What We Think About Is Not Real: Building a Relationship With Reality


We all live in our own little worlds to some extent. Believing what we choose to believe, doing what we choose to do. That's how it's supposed to be.

The twist is that the ones who can make life the most miserable for us is ourselves.

We are afraid of what other people might think of us, because we already think it about ourselves. We are afraid of the future because we think we know what might happen. We hate others because we think we understand it all. We hate ourselves because we think we are not good enough,

These are also thoughts we choose to believe.

We love thinking about what we cannot know, like the future or how horrible we are as people, because it is just more stimulating and interesting to think about the mysterious. But many times, we end up forming our reality based on our thoughts and not facts.

Everyone has thought of themselves as stupid, ugly or simply horrible at some point in their lives. Everyone has also experienced being afraid of something that never ended up happening. These are times when we believe our thoughts unconditionally, even when they have no basis in reality. We are just afraid. And we succumb to it.

It is important to build a relationship with reality. More often than not, it is an unreality that makes us suffer.

A truly horrible person, who does despicable things, does not think of themselves as a horrible person. In their mind, they are doing the right thing. It's the same with people who have gone insane--they don't think they are insane; they think they are completely normal. They have lost contact with reality.

Thinking there is something wrong with us is actually the sign of awareness. It means that whatever we are dealing with is workable. In that work, we can incorporate building our relationship with reality.

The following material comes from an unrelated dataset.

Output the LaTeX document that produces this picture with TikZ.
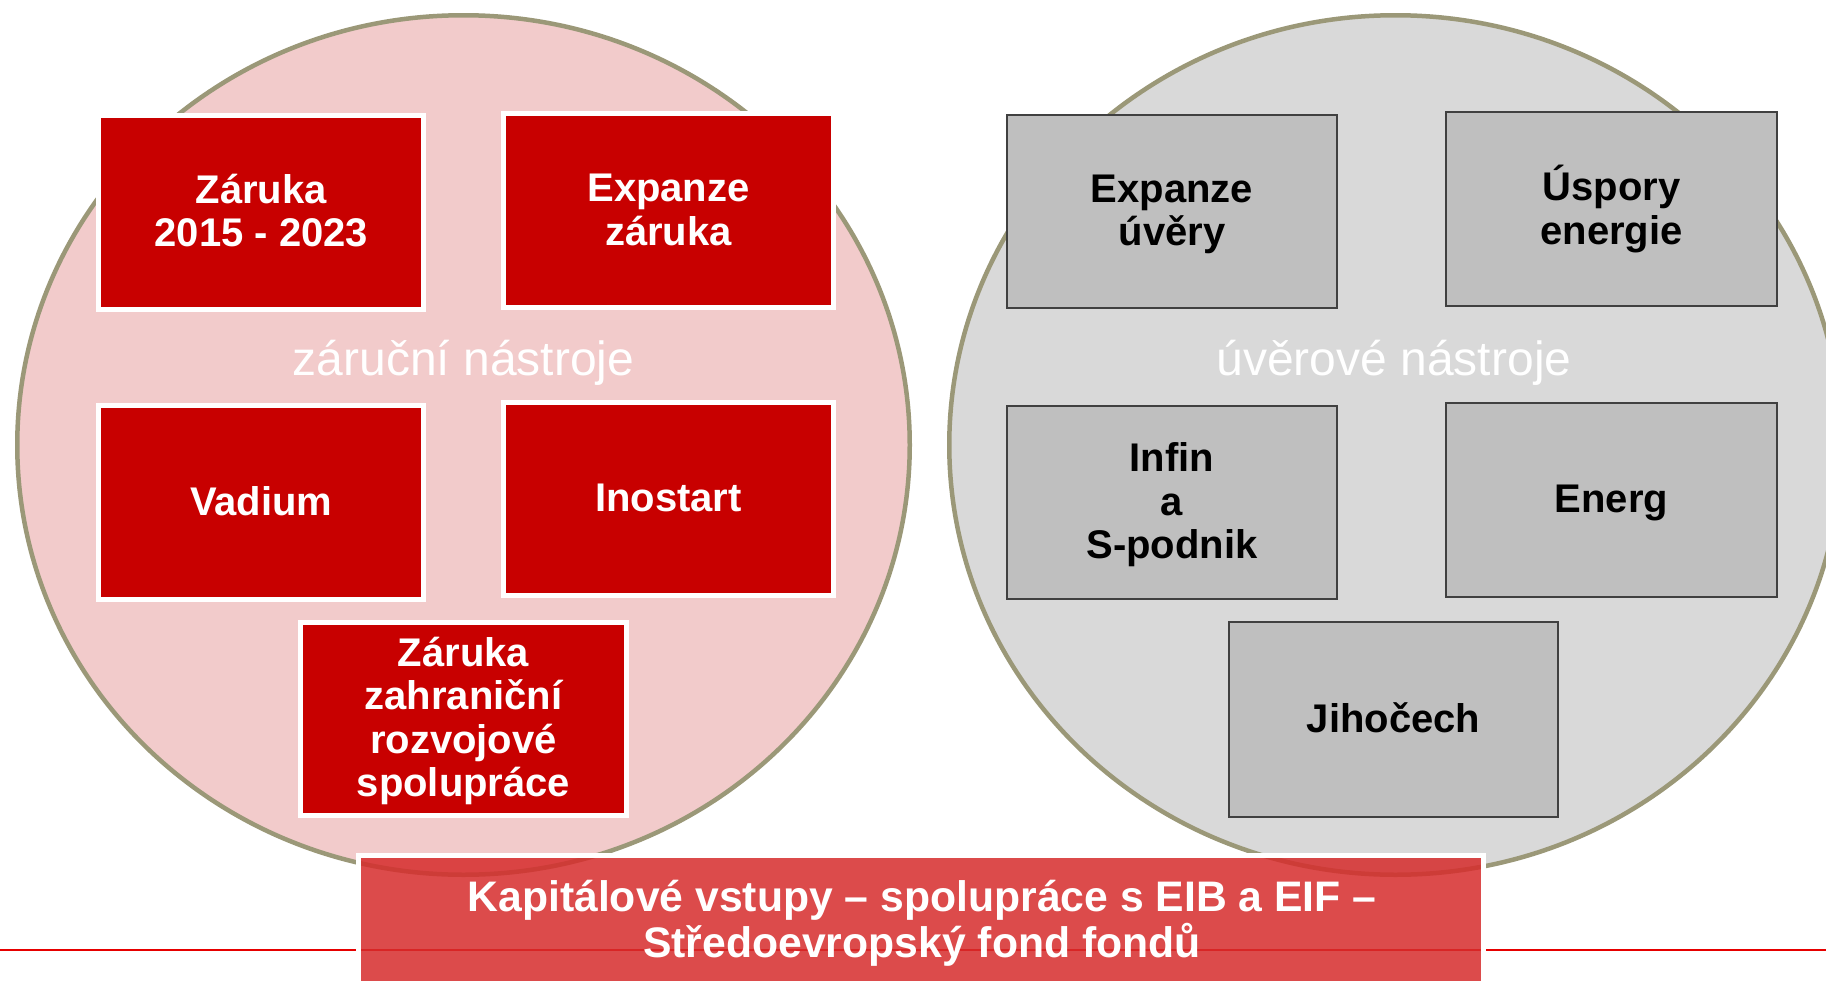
\documentclass[tikz,border=0pt]{standalone}
\usepackage{fontspec}
\setmainfont{Liberation Sans}
\usetikzlibrary{shapes.geometric}
\definecolor{circstroke}{RGB}{155,152,120}
\definecolor{pinkfill}{RGB}{242,203,203}
\definecolor{grayfill}{RGB}{217,217,217}
\definecolor{boxred}{RGB}{200,0,0}
\definecolor{boxgray}{RGB}{191,191,191}
\definecolor{boxedge}{RGB}{64,64,64}
\definecolor{barred}{RGB}{214,44,44}
\definecolor{linered}{RGB}{230,0,0}
\newcommand{\mystrut}{\rule[-0.2em]{0pt}{1.04em}}
\begin{document}
\begin{tikzpicture}[x=1pt,y=-1pt,
  groupcircle/.style={ellipse, draw=circstroke, line width=4.5pt, minimum width=892.5pt, minimum height=859.5pt, inner sep=0pt},
  redbox/.style={rectangle, draw=white, line width=5pt, fill=boxred, text=white, inner sep=0pt, align=center, font=\fontsize{40}{43.4}\selectfont\bfseries},
  graybox/.style={rectangle, draw=boxedge, line width=2.5pt, fill=boxgray, text=black, inner sep=0pt, align=center, font=\fontsize{40}{43.4}\selectfont\bfseries},
  grouplabel/.style={text=white, inner sep=0pt, anchor=base, font=\fontsize{48}{52}\selectfont},
  barbox/.style={rectangle, draw=white, line width=5pt, fill=barred, fill opacity=0.85, draw opacity=1, inner sep=0pt},
  bartext/.style={text=white, inner sep=0pt, align=center, font=\fontsize{42.7}{44.5}\selectfont\bfseries}
]
\useasboundingbox (0,0) rectangle (1826,980);
\clip (0,0) rectangle (1826,980);
\fill[white] (0,0) rectangle (1826,980);

% group circles
\node[groupcircle, fill=pinkfill] (leftcircle) at (463.5,445) {};
\node[groupcircle, fill=grayfill] (rightcircle) at (1395.5,445) {};

% group labels
\node[grouplabel] (leftlabel) at (463.5,375) {záruční nástroje};
\node[grouplabel] (rightlabel) at (1394,375) {úvěrové nástroje};

% guarantee instruments
\node[redbox, minimum width=325pt, minimum height=194pt] (zaruka) at (261.3,212.2) {\mystrut Záruka\\\mystrut 2015 - 2023};
\node[redbox, minimum width=330pt, minimum height=194pt] (expzaruka) at (668.5,210.5) {\mystrut Expanze\\\mystrut záruka};
\node[redbox, minimum width=325pt, minimum height=194pt] (vadium) at (261.3,502.5) {\mystrut Vadium};
\node[redbox, minimum width=330pt, minimum height=193pt] (inostart) at (668.5,499) {\mystrut Inostart};
\node[redbox, minimum width=326pt, minimum height=193pt] (zahranicni) at (463.5,719) {\mystrut Záruka\\\mystrut zahraniční\\\mystrut rozvojové\\\mystrut spolupráce};

% loan instruments
\node[graybox, minimum width=330pt, minimum height=193pt] (expuvery) at (1172,211.5) {\mystrut Expanze\\\mystrut úvěry};
\node[graybox, minimum width=331pt, minimum height=194pt] (uspory) at (1611.5,209) {\mystrut Úspory\\\mystrut energie};
\node[graybox, minimum width=330pt, minimum height=193pt] (infin) at (1172,502.5) {\mystrut Infin\\\mystrut a\\\mystrut S-podnik};
\node[graybox, minimum width=331pt, minimum height=194pt] (energ) at (1611.5,500) {\mystrut Energ};
\node[graybox, minimum width=329pt, minimum height=195pt] (jihocech) at (1393.5,719.5) {\mystrut Jihočech};

% red rule
\coordinate (ruleL) at (0,950);
\coordinate (ruleR) at (1826,950);
\draw[linered, line width=2.7pt] (ruleL) -- (ruleR);

% capital bar
\node[barbox, minimum width=1125pt, minimum height=170pt] (bar) at (921,940.5) {};
\node[bartext] (bartxt) at (922,921.3) {\mystrut Kapitálové vstupy – spolupráce s EIB a EIF –\\\mystrut Středoevropský fond fondů};
\end{tikzpicture}
\end{document}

I know people who think very lowly of themselves, even though they are the most amazing people I know with kind hearts, sharp minds and unmatched talents. I also tend to think things about myself that have nothing to do with reality.

At those times, I practice stepping back from my thoughts and concentrate my attention on what is real. What my actions actually say about me. Not what my thoughts tell me.

When anxiety strikes, I do the same. I concentrate my attention on the present moment, not what I imagine will happen. It's practicing seeing what is real and what is not.

It's basically a skill to turn one's attention from thoughts to the world. From inside to outside. From unreality to reality.

It's easy to get lost in our minds. We could all use a map with emergency exits that mark how to get out of there. But until that's invented, we can always practice building a solid relationship with reality.

A guided meditation on the topic can be listened to here.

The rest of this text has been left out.